News got out in Oregon in August that Gov. Kate Brown was considering travel restrictions. On Aug. 4, the Governor’s Office told legislators that it was considering a travel ban, according to an email obtained by Eugene Weekly. That same day, a spokesperson for the Governor’s Office told EW the focus on travel restrictions was related to tourist travel from hotspot states and communities.
EW filed a public records request and obtained emails between the Oregon Governor’s Office and nearby states that show an early draft of a 14-day quarantine executive order modeled after New York and New Mexico, as well as communication with California’s governor’s office, which seemed hesitant to implement such restrictions.
As of press time, the Oregon Governor’s Office had not replied to EW’s questions, though the office was dealing with the state’s sudden wildfire crisis.
On Thursday, July 23, chief of staff for New Mexico’s Gov. Michelle Lujan Grisham, John Bingaman, told Oregon’s Governor’s Office that they had implemented travel restrictions enforced at airport arrivals and expanded it to all vehicle travel. Because it decreased tourist travel, it was a blow to the industry, Bingaman wrote in the email.
A few hours later, Brown’s Chief of Staff Nik Blosser emailed California and Washington state officials that the office nearly had a complete draft proposal that was a combination of New Mexico and New York’s policies.
At 3:32 pm, Blosser emailed officials at governor’s offices in the Western U.S. states a draft of the executive order for them to discuss. In the email, he said Travel Oregon, Oregon’s ports and parks and transportation departments had seen it “briefly” and had no substantive comments.
In a separate email to Idaho’s chief of staff sent July 23, Blosser said the main questions around the travel restrictions were enforcement and working as a region. Blosser added that the timeline was to announce the restrictions by the end of the next week, which would have been around July 31.
According to an early draft of the executive order, non-residents and residents who travel to Oregon from hotspot states would have to undergo two weeks of quarantine. The draft defines what a hotspot state is based on cases per 10,000 cases, positivity percentage rates or whatever Oregon Health Authority decided. There were exemptions, such as for people traveling to and from a workplace, for job-related or business activities; for basic needs like shelter, health care and food; essential services; or for necessary care for family or elderly people.
The executive order draft said the people who did not comply would be subject to involuntary isolation and quarantine orders.
On July 27, California Gov.

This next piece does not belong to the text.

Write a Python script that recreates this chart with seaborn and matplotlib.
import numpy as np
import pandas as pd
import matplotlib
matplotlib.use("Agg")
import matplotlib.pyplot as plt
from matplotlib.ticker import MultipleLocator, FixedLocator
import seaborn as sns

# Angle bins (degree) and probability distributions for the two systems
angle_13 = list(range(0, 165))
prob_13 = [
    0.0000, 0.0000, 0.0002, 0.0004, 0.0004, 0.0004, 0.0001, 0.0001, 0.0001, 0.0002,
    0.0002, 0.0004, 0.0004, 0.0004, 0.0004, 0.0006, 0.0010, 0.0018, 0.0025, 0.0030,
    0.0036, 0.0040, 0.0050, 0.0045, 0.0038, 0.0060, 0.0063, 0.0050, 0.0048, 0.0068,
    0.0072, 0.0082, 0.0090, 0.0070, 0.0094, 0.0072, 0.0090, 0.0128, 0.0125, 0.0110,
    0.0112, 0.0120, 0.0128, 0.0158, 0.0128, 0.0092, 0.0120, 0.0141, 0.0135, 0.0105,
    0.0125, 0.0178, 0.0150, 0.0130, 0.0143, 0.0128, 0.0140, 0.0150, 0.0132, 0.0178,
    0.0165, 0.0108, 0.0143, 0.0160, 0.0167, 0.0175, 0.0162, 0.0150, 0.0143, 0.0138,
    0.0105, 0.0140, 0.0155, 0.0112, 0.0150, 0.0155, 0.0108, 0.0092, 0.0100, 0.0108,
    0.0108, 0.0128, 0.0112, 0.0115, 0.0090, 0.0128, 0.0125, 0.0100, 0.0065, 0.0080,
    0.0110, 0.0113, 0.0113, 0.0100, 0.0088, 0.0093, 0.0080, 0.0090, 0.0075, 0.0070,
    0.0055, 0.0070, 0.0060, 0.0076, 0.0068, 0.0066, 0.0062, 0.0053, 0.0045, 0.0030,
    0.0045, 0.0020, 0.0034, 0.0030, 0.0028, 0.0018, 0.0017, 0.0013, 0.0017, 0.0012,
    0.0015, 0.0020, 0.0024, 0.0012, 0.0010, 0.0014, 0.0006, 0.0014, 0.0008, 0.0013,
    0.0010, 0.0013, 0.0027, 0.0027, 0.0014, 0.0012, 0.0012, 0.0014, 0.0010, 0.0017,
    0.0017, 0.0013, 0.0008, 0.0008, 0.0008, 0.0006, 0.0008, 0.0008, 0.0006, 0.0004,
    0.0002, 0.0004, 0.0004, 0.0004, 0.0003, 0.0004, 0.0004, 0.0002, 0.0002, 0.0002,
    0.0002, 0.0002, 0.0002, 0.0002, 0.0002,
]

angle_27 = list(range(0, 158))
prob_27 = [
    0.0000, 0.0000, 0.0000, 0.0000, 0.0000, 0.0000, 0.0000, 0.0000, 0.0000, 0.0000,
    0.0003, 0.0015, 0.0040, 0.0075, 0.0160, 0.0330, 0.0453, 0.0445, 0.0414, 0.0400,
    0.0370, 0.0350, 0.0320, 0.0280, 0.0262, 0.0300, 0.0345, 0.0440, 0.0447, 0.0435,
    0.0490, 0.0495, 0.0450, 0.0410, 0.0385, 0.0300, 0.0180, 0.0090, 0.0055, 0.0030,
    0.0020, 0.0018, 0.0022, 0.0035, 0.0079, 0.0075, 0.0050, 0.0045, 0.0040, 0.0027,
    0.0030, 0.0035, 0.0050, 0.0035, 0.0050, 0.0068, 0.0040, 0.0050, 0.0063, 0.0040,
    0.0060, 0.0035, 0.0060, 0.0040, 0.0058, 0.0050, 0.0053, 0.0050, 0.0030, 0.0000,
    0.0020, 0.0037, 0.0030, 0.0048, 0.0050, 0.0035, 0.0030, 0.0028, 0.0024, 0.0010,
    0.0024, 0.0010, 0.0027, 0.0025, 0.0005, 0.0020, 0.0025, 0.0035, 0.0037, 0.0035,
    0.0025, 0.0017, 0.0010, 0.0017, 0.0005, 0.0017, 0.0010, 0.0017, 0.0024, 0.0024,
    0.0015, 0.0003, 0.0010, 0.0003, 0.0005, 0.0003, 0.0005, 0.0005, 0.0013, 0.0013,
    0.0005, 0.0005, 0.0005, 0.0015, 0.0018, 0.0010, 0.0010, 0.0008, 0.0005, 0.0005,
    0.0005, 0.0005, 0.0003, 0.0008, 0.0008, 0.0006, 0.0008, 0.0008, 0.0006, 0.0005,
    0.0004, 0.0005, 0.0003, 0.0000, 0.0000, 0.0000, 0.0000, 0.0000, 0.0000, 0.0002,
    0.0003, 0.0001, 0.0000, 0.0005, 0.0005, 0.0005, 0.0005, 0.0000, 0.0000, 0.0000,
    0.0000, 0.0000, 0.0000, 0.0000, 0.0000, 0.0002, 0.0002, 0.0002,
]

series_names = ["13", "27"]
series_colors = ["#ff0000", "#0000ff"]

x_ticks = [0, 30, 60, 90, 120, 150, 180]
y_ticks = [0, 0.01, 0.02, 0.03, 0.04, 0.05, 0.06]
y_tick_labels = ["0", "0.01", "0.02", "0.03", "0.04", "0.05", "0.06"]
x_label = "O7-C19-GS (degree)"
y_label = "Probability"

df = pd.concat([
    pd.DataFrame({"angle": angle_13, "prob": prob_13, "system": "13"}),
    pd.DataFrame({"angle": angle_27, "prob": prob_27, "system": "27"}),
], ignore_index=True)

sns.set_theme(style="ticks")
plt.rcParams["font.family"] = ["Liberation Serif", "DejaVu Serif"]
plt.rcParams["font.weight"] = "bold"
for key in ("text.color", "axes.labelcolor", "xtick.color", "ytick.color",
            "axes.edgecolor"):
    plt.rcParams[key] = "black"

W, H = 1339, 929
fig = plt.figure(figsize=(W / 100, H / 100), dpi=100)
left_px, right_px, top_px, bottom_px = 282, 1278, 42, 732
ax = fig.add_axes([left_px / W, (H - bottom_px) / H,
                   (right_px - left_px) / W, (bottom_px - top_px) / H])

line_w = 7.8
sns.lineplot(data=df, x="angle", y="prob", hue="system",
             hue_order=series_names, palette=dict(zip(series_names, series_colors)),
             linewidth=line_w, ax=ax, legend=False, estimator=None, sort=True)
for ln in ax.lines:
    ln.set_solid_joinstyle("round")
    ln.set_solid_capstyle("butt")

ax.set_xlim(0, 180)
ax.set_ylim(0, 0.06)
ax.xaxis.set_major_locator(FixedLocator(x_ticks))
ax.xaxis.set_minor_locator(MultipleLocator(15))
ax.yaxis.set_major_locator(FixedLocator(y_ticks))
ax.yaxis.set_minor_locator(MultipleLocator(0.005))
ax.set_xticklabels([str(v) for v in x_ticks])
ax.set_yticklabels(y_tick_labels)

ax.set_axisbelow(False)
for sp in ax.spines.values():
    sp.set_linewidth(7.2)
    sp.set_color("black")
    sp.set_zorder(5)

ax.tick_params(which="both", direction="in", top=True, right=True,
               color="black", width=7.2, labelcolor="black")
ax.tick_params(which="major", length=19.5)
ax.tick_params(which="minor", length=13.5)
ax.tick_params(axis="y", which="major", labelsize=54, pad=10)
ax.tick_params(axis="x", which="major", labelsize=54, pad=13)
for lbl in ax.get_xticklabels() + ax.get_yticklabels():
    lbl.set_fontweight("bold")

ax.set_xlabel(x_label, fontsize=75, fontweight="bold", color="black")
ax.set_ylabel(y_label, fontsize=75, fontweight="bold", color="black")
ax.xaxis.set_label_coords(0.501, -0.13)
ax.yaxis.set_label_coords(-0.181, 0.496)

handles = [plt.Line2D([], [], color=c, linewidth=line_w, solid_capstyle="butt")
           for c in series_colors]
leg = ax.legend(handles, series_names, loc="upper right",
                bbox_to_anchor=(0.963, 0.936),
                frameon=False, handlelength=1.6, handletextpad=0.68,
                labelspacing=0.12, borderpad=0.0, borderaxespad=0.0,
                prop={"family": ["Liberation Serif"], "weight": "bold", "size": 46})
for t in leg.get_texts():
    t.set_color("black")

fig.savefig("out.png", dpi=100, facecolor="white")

Gavin Newsom’s chief of staff, Ann O’Leary, sent an email to Blosser and other governors’ chiefs of staff. O’Leary said Newsom was interested in a Western States Pact on “safe travel” since he had not seen evidence in California that COVID spreads through tourism. The West Coast states, Nevada and Colorado formed a Western States Pact earlier this year as a way to coordinate responses to COVID.

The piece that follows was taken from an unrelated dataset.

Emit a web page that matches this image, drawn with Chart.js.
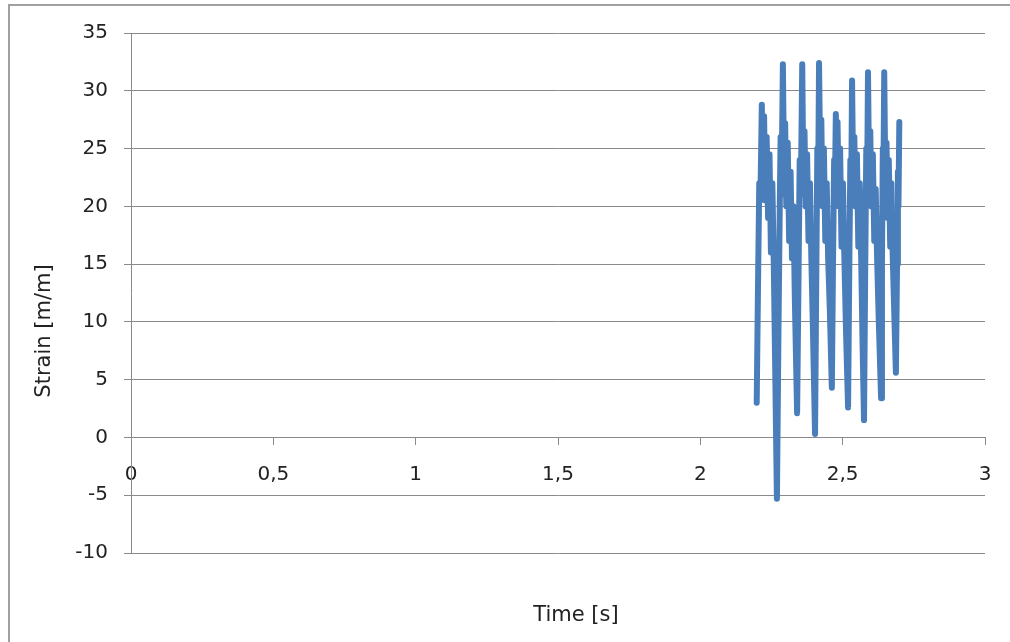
<!DOCTYPE html>
<html>
<head>
<meta charset="utf-8">
<script src="https://cdn.jsdelivr.net/npm/chart.js@4"></script>
<style>
  body { margin: 0; background: #fff; }
  #wrap { width: 1010px; height: 642px; }
</style>
</head>
<body>
<div id="wrap"><canvas id="myChart" width="1010" height="642"></canvas></div>
<script>
// time [s] and strain [m/m]
var times = [2.198,2.203,2.207,2.211,2.216,
  2.220,2.224,2.228,2.233,2.238,2.243,2.248,2.253,2.258,2.263,2.269,
  2.274,2.279,2.282,2.285,2.290,
  2.294,2.298,2.302,2.307,2.312,2.317,2.322,2.327,2.332,2.340,
  2.345,2.349,2.353,2.358,
  2.362,2.366,2.370,2.375,2.380,2.385,2.390,2.395,2.403,
  2.407,2.411,2.414,2.417,
  2.421,2.425,2.429,2.434,2.439,2.444,2.449,2.455,2.462,
  2.466,2.470,2.473,2.476,
  2.479,2.482,2.486,2.491,2.496,2.501,2.506,2.512,2.519,
  2.523,2.527,2.530,2.533,
  2.537,2.541,2.545,2.550,2.555,2.560,2.565,2.570,2.575,
  2.579,2.583,2.586,2.589,
  2.593,2.597,2.601,2.606,2.611,2.616,2.621,2.627,2.635,
  2.638,2.641,2.643,2.646,
  2.650,2.654,2.658,2.662,2.667,2.671,2.676,2.681,2.687,
  2.691,2.694,2.696,2.699];
var strain = [3.0,14,22,20.5,28.8,
  21,27.8,20.5,26,19,24.5,16,22,15,6,-5.3,
  8,20,26,21,32.3,
  23,27.2,20,25.5,17,23,15.5,20,12,2.1,
  14,24,21,32.3,
  22,26.5,20,24.5,17,22,15.5,10,0.3,
  13,25,22,32.4,
  24,27.5,20,25,17,22,15.5,11,4.3,
  15,24,22,28,
  23,27.3,20,25,16.5,22,15.5,9,2.6,
  14,24,21,30.9,
  22,26,20,24.5,16.5,22,15.5,8,1.5,
  14,25,22,31.6,
  22,26.5,20,24.5,17,21.5,15.5,10,3.4,
  15,25,22,31.6,
  22,25.5,19,24,16.5,22,15.5,11,5.6,
  15,23,20,27.3];
var xTicks = [0, 0.5, 1, 1.5, 2, 2.5, 3];
var yTicks = [-10, -5, 0, 5, 10, 15, 20, 25, 30, 35];
var xTitle = "Time [s]";
var yTitle = "Strain [m/m]";

var points = times.map(function (t, i) { return {x: t, y: strain[i]}; });
var fontFam = "'DejaVu Sans', sans-serif";

// outer frame and axis titles
var extras = {
  id: "extras",
  beforeDraw: function (chart) {
    var ctx = chart.ctx;
    ctx.save();
    ctx.fillStyle = "#fff";
    ctx.fillRect(0, 0, chart.width, chart.height);
    ctx.strokeStyle = "#a0a0a0";
    ctx.lineWidth = 2;
    ctx.strokeRect(9, 5, 1010, 700);
    ctx.restore();
  },
  afterDraw: function (chart) {
    var ctx = chart.ctx;
    ctx.save();
    ctx.fillStyle = "#222";
    ctx.font = "21px " + fontFam;
    ctx.textAlign = "center";
    ctx.textBaseline = "middle";
    ctx.fillText(xTitle, 576, 616);
    ctx.translate(45, 331);
    ctx.rotate(-Math.PI / 2);
    ctx.fillText(yTitle, 0, 0);
    ctx.restore();
  }
};

new Chart("myChart", {
  type: "scatter",
  data: {
    datasets: [{
      data: points,
      showLine: true,
      borderColor: "#4a7ebb",
      backgroundColor: "#4a7ebb",
      borderWidth: 6,
      borderJoinStyle: "round",
      borderCapStyle: "round",
      pointRadius: 0,
      tension: 0
    }]
  },
  options: {
    responsive: false,
    animation: false,
    layout: {padding: {left: 0, right: 25, top: 33, bottom: 89}},
    plugins: {legend: {display: false}, tooltip: {enabled: false}},
    scales: {
      x: {
        type: "linear",
        position: {y: 0},
        min: 0, max: 3,
        afterBuildTicks: function (s) { s.ticks = xTicks.map(function (v) { return {value: v}; }); },
        ticks: {
          color: "#222",
          font: {family: fontFam, size: 20},
          padding: 18,
          maxRotation: 0,
          callback: function (v) { return String(v).replace(".", ","); }
        },
        grid: {drawOnChartArea: false, drawTicks: true, tickLength: 7, color: "#8a8a8a"},
        border: {display: true, color: "#8a8a8a", width: 1}
      },
      y: {
        type: "linear",
        position: "left",
        min: -10, max: 35,
        afterBuildTicks: function (s) { s.ticks = yTicks.map(function (v) { return {value: v}; }); },
        afterFit: function (s) { s.width = 131; },
        ticks: {
          color: "#222",
          font: {family: fontFam, size: 20},
          padding: 16
        },
        grid: {color: "#8a8a8a", tickLength: 7},
        border: {display: true, color: "#8a8a8a", width: 1}
      }
    }
  },
  plugins: [extras]
});
</script>
</body>
</html>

O’Leary suggested guidelines like wearing a mask during air travel, travel as a household and don’t visit relatives, friends or groups outside the household. The proposed agreement would also include an agreement to share recent travel history of COVID positive travelers when necessary, as well as press the Federal Aviation Agency and airlines to require masks and install mass fever screenings at major airport security gates.
Three days later, O’Leary emailed Blosser again, asking whether Oregon would pursue the travel quarantine or if the states could collaborate on a safe travel pact. Blosser replied that no decision had been made and staff still needed to brief Brown on the executive order.

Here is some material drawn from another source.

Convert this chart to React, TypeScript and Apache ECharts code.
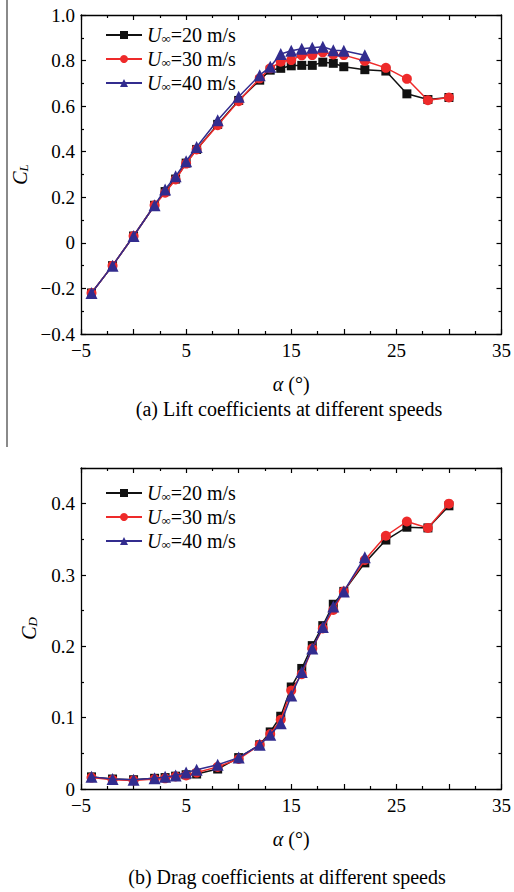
import React, { useEffect, useRef } from "react";
import * as echarts from "echarts";

const alpha = [-4, -2, 0, 2, 3, 4, 5, 6, 8, 10, 12, 13, 14, 15, 16, 17, 18, 19, 20, 22, 24, 26, 28, 30];
const alpha40 = [-4, -2, 0, 2, 3, 4, 5, 6, 8, 10, 12, 13, 14, 15, 16, 17, 18, 19, 20, 22];

const cl20 = [-0.22, -0.1, 0.03, 0.165, 0.225, 0.28, 0.35, 0.41, 0.52, 0.625, 0.714, 0.758, 0.766, 0.777, 0.779, 0.779, 0.793, 0.788, 0.773, 0.76, 0.754, 0.654, 0.629, 0.638];
const cl30 = [-0.22, -0.1, 0.03, 0.165, 0.22, 0.278, 0.348, 0.41, 0.516, 0.622, 0.722, 0.766, 0.795, 0.802, 0.823, 0.824, 0.836, 0.827, 0.824, 0.798, 0.768, 0.72, 0.626, 0.638];
const cl40 = [-0.22, -0.1, 0.03, 0.165, 0.234, 0.292, 0.358, 0.421, 0.538, 0.641, 0.736, 0.773, 0.829, 0.843, 0.852, 0.856, 0.861, 0.845, 0.843, 0.823];

const cd20 = [0.017, 0.014, 0.013, 0.015, 0.016, 0.018, 0.02, 0.021, 0.028, 0.044, 0.062, 0.08, 0.102, 0.143, 0.169, 0.201, 0.229, 0.259, 0.277, 0.317, 0.349, 0.367, 0.366, 0.397];
const cd30 = [0.016, 0.013, 0.012, 0.014, 0.015, 0.0175, 0.019, 0.023, 0.031, 0.042, 0.062, 0.077, 0.097, 0.138, 0.161, 0.197, 0.225, 0.251, 0.277, 0.321, 0.355, 0.375, 0.366, 0.4];
const cd40 = [0.017, 0.014, 0.013, 0.015, 0.017, 0.019, 0.023, 0.027, 0.034, 0.044, 0.062, 0.076, 0.092, 0.131, 0.164, 0.197, 0.227, 0.256, 0.277, 0.325];

const speeds = ["20", "30", "40"];
const seriesNames = speeds.map((s) => "U\u221e=" + s + " m/s");
const xTickLabels = [-5, 5, 15, 25, 35];

const FONT = "Liberation Serif";
const colors = ["#111111", "#ee2a2a", "#322c8e"];
const symbols = ["rect", "circle", "triangle"];
const symbolSizes = [9, 10, 12];

const fmtNum = (v: number, digits: number) => {
  if (Math.abs(v) < 1e-9) return "0";
  const s = Math.abs(v).toFixed(digits);
  return v < 0 ? "\u2212" + s : s;
};

const subRich = {
  it: { fontFamily: FONT, fontStyle: "italic", fontSize: 20, color: "#000", lineHeight: 18, verticalAlign: "bottom" },
  sub: { fontFamily: FONT, fontStyle: "italic", fontSize: 13, color: "#000", lineHeight: 4, verticalAlign: "bottom" },
  n: { fontFamily: FONT, fontSize: 20, color: "#000", lineHeight: 18, verticalAlign: "bottom" },
};

function makeAxes(gridIndex: number, yMin: number, yMax: number, yInt: number, yName: string, yDigits: number) {
  const tickStyle = {
    axisLine: { show: true, onZero: false, lineStyle: { color: "#000", width: 1.3 } },
    axisTick: { show: true, inside: true, length: 5, lineStyle: { color: "#000", width: 1.2 } },
    minorTick: { show: true, splitNumber: 2, length: 3, lineStyle: { color: "#000", width: 1.2 } },
    splitLine: { show: false },
    minorSplitLine: { show: false },
  };
  const xBase = { type: "value", gridIndex, min: -5, max: 35, interval: 5, ...tickStyle };
  const yBase = { type: "value", gridIndex, min: yMin, max: yMax, interval: yInt, ...tickStyle };
  const labelStyle = { show: true, margin: 6, fontFamily: FONT, fontSize: 19, color: "#000" };
  const xAxes = [
    {
      ...xBase,
      position: "bottom",
      axisLabel: {
        ...labelStyle,
        margin: 7,
        formatter: (v: number) => (xTickLabels.includes(v) ? fmtNum(v, 0) : ""),
      },
      name: "{it|\u03b1}{n| (\u00b0)}",
      nameLocation: "middle",
      nameGap: 42,
      nameTextStyle: { fontFamily: FONT, rich: subRich },
    },
    { ...xBase, position: "top", axisLabel: { show: false } },
  ];
  const yAxes = [
    {
      ...yBase,
      position: "left",
      axisLabel: {
        ...labelStyle,
        formatter: (v: number) => (v > yMax - 1e-9 && gridIndex === 1 ? "" : fmtNum(v, yDigits)),
      },
      name: yName,
      nameLocation: "middle",
      nameGap: 42,
      nameRotate: 90,
      nameTextStyle: { fontFamily: FONT, rich: subRich },
    },
    { ...yBase, position: "right", axisLabel: { show: false } },
  ];
  return { xAxes, yAxes };
}

export default function App() {
  const ref = useRef<HTMLDivElement>(null);
  useEffect(() => {
    if (!ref.current) return;
    const chart = echarts.init(ref.current, null, { renderer: "svg" });
    const top = makeAxes(0, -0.4, 1.0, 0.2, "{it|C}{sub|L}", 1);
    const bot = makeAxes(1, 0, 0.45, 0.1, "{it|C}{sub|D}", 1);

    const clData = [cl20, cl30, cl40];
    const cdData = [cd20, cd30, cd40];
    const xs = [alpha, alpha, alpha40];

    const series: any[] = [];
    [0, 1].forEach((g) => {
      const data = g === 0 ? clData : cdData;
      for (let i = 0; i < 3; i++) {
        series.push({
          type: "line",
          name: seriesNames[i],
          xAxisIndex: g * 2,
          yAxisIndex: g * 2,
          data: xs[i].map((x, k) => [x, data[i][k]]),
          symbol: symbols[i],
          symbolSize: symbolSizes[i],
          showSymbol: true,
          lineStyle: { color: colors[i], width: 1.5 },
          itemStyle: { color: colors[i], borderWidth: 0 },
          z: 2 + i,
        });
      }
    });

    const legendRich = {
      it: { fontFamily: FONT, fontStyle: "italic", fontSize: 20, color: "#000", lineHeight: 20, verticalAlign: "bottom" },
      sub: { fontFamily: FONT, fontSize: 13, color: "#000", lineHeight: 4, verticalAlign: "bottom" },
      n: { fontFamily: FONT, fontSize: 20, color: "#000", lineHeight: 20, verticalAlign: "bottom" },
    };
    const legendFmt = (name: string) => {
      const i = seriesNames.indexOf(name);
      return "{it|U}{sub|\u221e}{n|=" + speeds[i] + " m/s}";
    };
    const mkLegend = (topPx: number) => ({
      orient: "vertical",
      left: 100,
      top: topPx,
      itemWidth: 36,
      itemHeight: 10,
      itemGap: 4,
      data: seriesNames,
      formatter: legendFmt,
      textStyle: { fontFamily: FONT, fontSize: 20, rich: legendRich },
      selectedMode: false,
    });

    chart.setOption({
      animation: false,
      backgroundColor: "#fff",
      textStyle: { fontFamily: FONT },
      grid: [
        { left: 81, top: 15, width: 424, height: 319 },
        { left: 81, top: 468, width: 424, height: 321 },
      ],
      xAxis: [...top.xAxes, ...bot.xAxes],
      yAxis: [...top.yAxes, ...bot.yAxes],
      legend: [mkLegend(20), mkLegend(478)],
      series,
      graphic: [
        { type: "line", shape: { x1: 7, y1: 0, x2: 7, y2: 447 }, style: { stroke: "#8a8a8a", lineWidth: 2 } },
        {
          type: "text",
          x: 289,
          y: 409,
          style: { text: "(a) Lift coefficients at different speeds", font: "20px 'Liberation Serif'", fill: "#000", textAlign: "center", textVerticalAlign: "middle" },
        },
        {
          type: "text",
          x: 287,
          y: 877,
          style: { text: "(b) Drag coefficients at different speeds", font: "20px 'Liberation Serif'", fill: "#000", textAlign: "center", textVerticalAlign: "middle" },
        },
      ],
    });
    return () => chart.dispose();
  }, []);
  return <div ref={ref} style={{ position: "absolute", left: 0, top: 0, width: 514, height: 892 }} />;
}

Brown hasn’t made any decisions on travel restrictions other than they might be a consequence should Oregonians not lower COVID numbers by wearing masks and practicing social distance measures, as she said at an Aug. 21 press conference.
Had Oregon enacted the 14-day quarantine, it would have joined 20 other states that have recommended or required self-quarantine. According to Lane County data, travel-related cases are the largest causes of COVID-19: 42 percent of COVID-19 cases are from international and domestic travel.